WASHINGTON – Bolivia urged the Organization of American States, OAS, to approve the American Declaration on the Rights of Indigenous Peoples, pending for nearly two decades.
The Bolivian ambassador to the OAS, Diego Pary, on Tuesday denounced before the OAS’s Permanent Council the uncompromising attitude which was delaying the approval of the declaration when only two paragraphs remained to be agreed on.
“For many of those seated here, perhaps, the indigenous population is not a priority but one has to look at history. We cannot go without recognizing the rights of the original owners of the land,” Pary said.
The Bolivian ambassador proposed fixing a deadline to approve the text and also urged each OAS member state to send an indigenous representative from their countries to Washington for the next round of negotiations.

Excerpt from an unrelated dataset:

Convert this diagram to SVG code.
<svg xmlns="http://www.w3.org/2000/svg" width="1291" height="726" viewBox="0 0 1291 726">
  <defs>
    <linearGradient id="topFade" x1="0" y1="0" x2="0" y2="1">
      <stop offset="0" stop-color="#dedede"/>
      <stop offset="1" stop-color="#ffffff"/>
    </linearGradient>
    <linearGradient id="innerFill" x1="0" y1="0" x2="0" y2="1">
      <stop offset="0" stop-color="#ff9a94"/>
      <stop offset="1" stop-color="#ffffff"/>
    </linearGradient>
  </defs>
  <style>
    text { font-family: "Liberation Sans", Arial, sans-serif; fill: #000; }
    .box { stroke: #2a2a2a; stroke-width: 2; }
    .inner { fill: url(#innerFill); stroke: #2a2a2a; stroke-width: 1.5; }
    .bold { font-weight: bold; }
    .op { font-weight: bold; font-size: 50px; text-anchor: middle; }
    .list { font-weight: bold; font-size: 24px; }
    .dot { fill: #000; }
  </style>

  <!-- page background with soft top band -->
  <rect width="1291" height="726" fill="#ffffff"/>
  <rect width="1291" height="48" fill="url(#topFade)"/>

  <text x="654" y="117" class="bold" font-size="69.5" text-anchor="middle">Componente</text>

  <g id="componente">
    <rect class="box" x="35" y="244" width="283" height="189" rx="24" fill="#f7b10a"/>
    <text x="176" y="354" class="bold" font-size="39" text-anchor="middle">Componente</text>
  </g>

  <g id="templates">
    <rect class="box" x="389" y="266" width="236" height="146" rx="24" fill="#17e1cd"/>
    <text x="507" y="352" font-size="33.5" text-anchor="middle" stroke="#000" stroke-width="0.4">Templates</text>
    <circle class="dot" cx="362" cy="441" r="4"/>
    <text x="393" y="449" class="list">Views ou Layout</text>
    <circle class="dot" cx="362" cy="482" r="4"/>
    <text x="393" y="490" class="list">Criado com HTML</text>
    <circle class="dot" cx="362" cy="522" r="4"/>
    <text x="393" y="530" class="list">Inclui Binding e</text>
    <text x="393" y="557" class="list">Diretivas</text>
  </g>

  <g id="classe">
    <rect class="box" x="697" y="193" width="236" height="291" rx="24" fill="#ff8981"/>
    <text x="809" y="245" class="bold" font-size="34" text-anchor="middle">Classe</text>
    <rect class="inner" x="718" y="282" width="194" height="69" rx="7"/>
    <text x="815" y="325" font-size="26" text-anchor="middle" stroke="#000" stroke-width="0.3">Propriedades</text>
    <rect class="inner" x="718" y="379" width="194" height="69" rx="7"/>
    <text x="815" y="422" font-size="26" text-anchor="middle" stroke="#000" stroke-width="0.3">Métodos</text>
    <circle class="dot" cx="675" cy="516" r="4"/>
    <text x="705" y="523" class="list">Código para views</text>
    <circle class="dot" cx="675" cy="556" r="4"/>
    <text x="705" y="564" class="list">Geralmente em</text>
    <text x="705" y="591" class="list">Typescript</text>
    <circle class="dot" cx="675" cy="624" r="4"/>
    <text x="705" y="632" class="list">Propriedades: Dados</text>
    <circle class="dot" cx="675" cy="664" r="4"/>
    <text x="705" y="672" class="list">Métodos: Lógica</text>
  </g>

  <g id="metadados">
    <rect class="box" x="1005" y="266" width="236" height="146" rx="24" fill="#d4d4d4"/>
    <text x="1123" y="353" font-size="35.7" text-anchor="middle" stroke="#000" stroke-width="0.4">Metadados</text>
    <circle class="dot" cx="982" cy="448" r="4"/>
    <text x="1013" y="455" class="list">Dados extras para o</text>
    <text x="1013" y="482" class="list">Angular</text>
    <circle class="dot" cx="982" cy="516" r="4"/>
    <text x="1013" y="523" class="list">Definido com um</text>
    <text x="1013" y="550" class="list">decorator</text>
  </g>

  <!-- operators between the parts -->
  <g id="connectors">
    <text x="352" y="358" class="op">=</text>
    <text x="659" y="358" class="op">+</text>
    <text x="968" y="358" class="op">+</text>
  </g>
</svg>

The drafting of the Declaration began 18 years ago and in May 2015 suffered its latest setback, due to which it cannot be approved in the 45th OAS General Assembly meeting on June 15 and June 16 in Washington. Negotiations, which had stopped since 2012, resumed this year and four meetings were held.
However lack of agreement on the issues of self-determination, environment and natural resources continues to stall its progress.
“There is a movement at an international level for the rights of indigenous peoples and what are we doing at an inter-American level? We must show that the OAS has a real objective of transformation,” the Bolivian representative said.
The United Nations in 2007 approved a Declaration on the Rights of Indigenous Peoples, which Bolivia “incorporated and made into a law,” said Pary.
Latin America has more than 800 indigenous villages and around 45 million indigenous people with great demographic, social and political diversity.